As we go past the dugout, my little “Shark” (Clark’s nickname) is sitting with his back to me. I can see his curly hair poking out from the back of his cap, and my heart skips seeing the numbers on his jersey. Number 22. My baby. “Will he have fun?” I wonder. I’m a little concerned. He’s only been four for a month…. the youngest on the team. I’ve taken him to practice and he seems to like it. Maybe we will do this next year. I don’t want to be the “pushy” parent. Let’s just see how this season goes. So many thoughts go through my mind.
April 2019. “Hurry,” my husband says. It’s senior night. This is the last regular home game of our son’s high school career. We’re at the MGC ballpark in Pascagoula. Our fifteen year old daughter is sitting in the bleachers with friends.
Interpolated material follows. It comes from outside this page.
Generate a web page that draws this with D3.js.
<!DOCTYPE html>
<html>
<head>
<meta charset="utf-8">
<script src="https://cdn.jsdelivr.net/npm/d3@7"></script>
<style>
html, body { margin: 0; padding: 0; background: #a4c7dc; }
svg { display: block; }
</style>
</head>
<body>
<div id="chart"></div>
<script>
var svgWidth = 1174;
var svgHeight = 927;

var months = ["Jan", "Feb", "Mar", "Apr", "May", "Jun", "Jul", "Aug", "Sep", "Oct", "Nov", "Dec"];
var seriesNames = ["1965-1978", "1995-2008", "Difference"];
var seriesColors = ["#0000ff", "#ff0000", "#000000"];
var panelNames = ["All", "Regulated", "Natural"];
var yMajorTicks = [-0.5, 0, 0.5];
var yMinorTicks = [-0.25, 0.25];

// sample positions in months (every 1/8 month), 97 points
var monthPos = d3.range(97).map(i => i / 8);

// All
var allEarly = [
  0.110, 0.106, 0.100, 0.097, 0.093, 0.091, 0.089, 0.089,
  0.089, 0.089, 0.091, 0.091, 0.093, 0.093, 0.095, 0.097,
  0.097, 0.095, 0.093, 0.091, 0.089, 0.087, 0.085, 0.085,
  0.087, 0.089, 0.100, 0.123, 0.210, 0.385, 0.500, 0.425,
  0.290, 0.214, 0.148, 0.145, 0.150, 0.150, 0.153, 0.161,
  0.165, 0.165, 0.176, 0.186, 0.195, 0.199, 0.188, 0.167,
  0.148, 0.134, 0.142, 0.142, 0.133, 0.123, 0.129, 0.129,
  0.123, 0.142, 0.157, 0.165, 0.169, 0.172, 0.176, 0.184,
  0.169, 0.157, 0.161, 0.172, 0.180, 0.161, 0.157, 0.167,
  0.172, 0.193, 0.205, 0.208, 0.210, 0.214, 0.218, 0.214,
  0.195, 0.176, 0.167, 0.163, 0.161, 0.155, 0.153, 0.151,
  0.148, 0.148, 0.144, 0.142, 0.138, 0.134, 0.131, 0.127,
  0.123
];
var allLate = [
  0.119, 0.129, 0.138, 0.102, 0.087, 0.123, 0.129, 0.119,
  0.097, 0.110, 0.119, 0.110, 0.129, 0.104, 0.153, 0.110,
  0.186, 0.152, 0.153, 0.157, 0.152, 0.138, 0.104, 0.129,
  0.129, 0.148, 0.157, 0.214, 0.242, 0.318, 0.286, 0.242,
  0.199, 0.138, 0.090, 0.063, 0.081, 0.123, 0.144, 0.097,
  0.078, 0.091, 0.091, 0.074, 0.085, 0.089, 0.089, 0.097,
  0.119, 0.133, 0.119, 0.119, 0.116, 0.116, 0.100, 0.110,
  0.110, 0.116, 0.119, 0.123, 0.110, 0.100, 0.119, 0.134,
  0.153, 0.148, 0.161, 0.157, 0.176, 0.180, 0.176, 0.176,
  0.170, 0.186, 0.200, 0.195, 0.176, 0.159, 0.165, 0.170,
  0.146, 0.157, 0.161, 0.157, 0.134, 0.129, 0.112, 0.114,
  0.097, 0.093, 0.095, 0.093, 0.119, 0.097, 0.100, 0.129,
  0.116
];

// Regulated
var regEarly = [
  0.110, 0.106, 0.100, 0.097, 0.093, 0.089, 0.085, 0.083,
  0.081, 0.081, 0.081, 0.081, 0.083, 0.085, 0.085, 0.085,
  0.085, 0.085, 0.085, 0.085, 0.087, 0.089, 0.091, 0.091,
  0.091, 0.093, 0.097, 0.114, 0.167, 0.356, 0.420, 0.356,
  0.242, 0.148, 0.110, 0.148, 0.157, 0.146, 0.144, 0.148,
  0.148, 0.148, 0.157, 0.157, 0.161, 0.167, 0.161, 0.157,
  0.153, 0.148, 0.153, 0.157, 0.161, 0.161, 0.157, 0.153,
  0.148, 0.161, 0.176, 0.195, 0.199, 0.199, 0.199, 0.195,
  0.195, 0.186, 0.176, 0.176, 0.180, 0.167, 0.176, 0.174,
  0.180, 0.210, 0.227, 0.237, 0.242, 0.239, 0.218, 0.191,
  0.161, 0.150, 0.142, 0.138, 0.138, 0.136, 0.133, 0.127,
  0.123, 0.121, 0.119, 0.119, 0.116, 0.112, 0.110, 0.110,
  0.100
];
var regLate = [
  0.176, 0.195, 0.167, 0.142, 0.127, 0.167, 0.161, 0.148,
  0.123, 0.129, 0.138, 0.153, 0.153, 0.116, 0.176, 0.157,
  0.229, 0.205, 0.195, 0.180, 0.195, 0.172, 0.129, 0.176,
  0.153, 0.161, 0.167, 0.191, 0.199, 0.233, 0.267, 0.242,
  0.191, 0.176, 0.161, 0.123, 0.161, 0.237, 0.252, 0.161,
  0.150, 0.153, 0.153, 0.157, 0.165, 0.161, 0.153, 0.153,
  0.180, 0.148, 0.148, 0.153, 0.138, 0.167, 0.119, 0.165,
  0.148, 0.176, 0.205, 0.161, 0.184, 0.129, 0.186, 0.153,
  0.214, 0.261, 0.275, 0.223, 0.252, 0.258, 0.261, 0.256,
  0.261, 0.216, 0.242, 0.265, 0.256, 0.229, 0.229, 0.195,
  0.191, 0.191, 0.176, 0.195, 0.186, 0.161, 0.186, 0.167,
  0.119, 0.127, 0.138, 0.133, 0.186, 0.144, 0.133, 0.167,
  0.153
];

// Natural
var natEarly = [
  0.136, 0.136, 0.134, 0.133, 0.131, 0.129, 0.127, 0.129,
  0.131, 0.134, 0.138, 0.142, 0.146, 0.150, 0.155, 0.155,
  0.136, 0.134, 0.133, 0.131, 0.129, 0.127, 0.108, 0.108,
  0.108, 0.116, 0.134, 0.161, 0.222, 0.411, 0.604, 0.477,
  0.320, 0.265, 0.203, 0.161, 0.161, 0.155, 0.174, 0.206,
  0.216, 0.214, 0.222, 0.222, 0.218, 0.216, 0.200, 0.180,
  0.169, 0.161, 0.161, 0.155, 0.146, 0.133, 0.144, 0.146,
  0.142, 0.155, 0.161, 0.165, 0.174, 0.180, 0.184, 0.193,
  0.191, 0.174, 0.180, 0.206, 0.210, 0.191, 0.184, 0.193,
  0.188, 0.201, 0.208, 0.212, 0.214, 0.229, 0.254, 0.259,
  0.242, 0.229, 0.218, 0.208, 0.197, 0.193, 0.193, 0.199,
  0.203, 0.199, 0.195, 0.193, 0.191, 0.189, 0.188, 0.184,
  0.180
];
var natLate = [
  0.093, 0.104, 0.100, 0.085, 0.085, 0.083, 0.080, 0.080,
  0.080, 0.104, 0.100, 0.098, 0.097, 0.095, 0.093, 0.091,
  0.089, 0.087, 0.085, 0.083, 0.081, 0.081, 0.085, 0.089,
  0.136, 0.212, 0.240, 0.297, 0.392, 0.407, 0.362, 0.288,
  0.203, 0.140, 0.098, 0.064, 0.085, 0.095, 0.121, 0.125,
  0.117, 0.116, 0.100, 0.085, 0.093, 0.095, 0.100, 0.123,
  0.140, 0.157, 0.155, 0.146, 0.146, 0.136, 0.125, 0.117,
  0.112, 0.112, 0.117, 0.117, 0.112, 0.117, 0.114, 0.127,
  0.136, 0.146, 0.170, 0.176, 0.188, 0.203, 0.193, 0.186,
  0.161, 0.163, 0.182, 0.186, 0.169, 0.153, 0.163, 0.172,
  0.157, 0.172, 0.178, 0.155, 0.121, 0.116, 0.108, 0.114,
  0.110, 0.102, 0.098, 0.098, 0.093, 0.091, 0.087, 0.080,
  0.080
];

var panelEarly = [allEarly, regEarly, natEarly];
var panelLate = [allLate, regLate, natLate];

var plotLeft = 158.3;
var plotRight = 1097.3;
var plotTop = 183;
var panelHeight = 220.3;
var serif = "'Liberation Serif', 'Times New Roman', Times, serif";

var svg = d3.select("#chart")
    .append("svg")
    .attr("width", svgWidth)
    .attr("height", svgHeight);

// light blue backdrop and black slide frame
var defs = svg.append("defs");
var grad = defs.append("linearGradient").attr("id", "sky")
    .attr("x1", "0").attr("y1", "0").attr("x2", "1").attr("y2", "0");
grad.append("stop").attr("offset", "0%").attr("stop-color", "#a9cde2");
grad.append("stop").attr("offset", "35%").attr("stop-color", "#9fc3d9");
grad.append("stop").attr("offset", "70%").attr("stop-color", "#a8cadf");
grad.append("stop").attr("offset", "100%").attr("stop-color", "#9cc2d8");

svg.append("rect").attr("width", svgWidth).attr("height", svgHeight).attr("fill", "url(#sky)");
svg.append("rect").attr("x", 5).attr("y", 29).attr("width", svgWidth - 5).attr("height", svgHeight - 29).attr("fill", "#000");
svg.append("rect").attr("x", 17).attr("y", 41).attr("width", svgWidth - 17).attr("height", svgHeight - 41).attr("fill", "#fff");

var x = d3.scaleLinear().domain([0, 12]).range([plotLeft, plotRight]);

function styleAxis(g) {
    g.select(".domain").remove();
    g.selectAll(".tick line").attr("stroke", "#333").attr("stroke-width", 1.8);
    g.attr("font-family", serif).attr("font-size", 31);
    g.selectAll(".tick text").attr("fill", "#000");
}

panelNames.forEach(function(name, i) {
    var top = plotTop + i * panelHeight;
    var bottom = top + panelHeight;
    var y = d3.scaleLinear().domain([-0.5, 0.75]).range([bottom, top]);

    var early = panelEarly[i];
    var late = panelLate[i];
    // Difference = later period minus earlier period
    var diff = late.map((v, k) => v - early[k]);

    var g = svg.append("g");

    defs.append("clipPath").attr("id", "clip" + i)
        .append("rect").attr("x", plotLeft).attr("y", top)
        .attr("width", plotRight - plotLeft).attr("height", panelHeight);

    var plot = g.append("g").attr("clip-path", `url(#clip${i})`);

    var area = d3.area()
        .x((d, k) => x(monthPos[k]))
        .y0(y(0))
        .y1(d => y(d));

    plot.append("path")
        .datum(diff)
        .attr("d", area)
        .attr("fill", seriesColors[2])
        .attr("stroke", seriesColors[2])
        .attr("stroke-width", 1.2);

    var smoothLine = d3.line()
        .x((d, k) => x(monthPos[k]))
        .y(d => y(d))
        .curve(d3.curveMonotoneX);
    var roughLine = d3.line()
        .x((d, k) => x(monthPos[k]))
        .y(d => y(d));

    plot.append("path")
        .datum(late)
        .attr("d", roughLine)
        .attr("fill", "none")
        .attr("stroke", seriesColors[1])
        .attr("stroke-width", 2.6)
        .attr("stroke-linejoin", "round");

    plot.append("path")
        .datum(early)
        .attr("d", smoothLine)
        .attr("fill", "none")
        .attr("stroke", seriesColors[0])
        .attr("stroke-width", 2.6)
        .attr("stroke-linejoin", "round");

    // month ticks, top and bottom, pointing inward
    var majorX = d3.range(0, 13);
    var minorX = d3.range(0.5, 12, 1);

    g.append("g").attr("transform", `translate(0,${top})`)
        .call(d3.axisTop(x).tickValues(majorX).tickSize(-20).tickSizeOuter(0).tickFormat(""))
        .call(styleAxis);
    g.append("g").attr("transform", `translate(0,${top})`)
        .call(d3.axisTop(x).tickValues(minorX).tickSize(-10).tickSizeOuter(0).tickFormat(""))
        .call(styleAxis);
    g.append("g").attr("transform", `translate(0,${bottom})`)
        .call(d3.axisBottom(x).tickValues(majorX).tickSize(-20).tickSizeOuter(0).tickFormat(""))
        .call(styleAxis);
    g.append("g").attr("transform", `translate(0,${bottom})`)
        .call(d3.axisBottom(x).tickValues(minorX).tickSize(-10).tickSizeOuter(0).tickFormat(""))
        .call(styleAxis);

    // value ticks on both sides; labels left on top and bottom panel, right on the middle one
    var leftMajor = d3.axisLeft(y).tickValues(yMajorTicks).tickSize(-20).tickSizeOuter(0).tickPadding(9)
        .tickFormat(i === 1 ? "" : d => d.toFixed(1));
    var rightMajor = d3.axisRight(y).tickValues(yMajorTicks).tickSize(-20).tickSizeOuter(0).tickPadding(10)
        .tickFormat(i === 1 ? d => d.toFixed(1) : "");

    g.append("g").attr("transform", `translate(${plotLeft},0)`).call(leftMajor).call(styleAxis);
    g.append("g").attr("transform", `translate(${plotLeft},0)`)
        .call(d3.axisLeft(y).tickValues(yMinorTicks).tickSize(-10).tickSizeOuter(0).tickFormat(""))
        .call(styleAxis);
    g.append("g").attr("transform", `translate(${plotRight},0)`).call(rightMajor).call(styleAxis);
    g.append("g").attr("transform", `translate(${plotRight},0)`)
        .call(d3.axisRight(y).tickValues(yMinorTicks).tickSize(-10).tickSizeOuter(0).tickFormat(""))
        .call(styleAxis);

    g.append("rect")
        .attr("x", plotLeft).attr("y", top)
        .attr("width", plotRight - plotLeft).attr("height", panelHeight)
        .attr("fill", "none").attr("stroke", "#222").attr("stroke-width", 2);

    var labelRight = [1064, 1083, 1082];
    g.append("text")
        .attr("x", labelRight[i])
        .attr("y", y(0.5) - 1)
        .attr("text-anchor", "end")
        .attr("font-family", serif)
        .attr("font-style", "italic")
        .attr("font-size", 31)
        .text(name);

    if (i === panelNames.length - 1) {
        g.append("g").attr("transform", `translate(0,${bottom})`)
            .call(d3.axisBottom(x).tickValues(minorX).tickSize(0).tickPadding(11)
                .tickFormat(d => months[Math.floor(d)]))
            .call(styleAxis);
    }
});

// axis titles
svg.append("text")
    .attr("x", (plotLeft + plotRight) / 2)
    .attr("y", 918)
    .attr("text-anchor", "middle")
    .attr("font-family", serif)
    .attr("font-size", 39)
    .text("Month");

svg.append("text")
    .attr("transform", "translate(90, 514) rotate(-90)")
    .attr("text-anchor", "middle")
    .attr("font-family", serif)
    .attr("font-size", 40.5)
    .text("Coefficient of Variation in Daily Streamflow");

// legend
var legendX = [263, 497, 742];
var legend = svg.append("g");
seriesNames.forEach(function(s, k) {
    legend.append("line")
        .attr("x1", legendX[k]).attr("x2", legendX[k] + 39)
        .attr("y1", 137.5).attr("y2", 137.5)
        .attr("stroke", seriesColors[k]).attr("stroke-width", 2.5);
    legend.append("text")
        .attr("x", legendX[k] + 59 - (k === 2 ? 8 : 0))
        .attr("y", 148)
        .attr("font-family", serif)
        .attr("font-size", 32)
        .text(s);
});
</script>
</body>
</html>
My sister-in-law is at home watching our two-year-old. As I see the other senior moms, I notice how out of place I look. They have on white pants and dressy tops. I have on jeans. At least my shirt is Resurrection blue, our team color.
As we sit by the dugout, I see our eighteen-year-old son. I see his curly hair poking out from the back and sides of his cap. Number 25. My baby. “Is he nervous?”, I wonder. I know I am. He’s pitching tonight. He’s done this for years. I’m proud for him no matter the outcome. My hair is growing bigger exponentially in this humidity. Why didn’t I make time to buy nicer pants like the other moms? So many thoughts go through my head.
When it’s our turn to walk onto the field, Clark gives me a yellow rose and I offer my arm to him as the boys are supposed to escort their moms. Instead, he gives me a big hug, and my heart breaks a little. We walk to where his batting helmet and glove have been placed on the field. As we are walking, an announcer reads from a paper. Clark’s awards. A special quote. Plans for college. I don’t hear any of it. I’m holding back tears. When all the parents have proceeded onto the field, we take pictures. The players go to the dugout. Parents back to their seats. It’s all a blur.
I would like to thank all the coaches that have poured into Clark over the years and encouraged him. Little did I know in the spring of 2005 that we would be looking forward to Clark playing college baseball. Parents, it’s over before you can blink. Don’t take it for granted… late nights, dirty uniforms… all worth it.
Clark, if you ever read this…. I love you. I’ve never been more proud FOR you.. I’m never proud of you. You did it. Remember God, family, ball… in that order.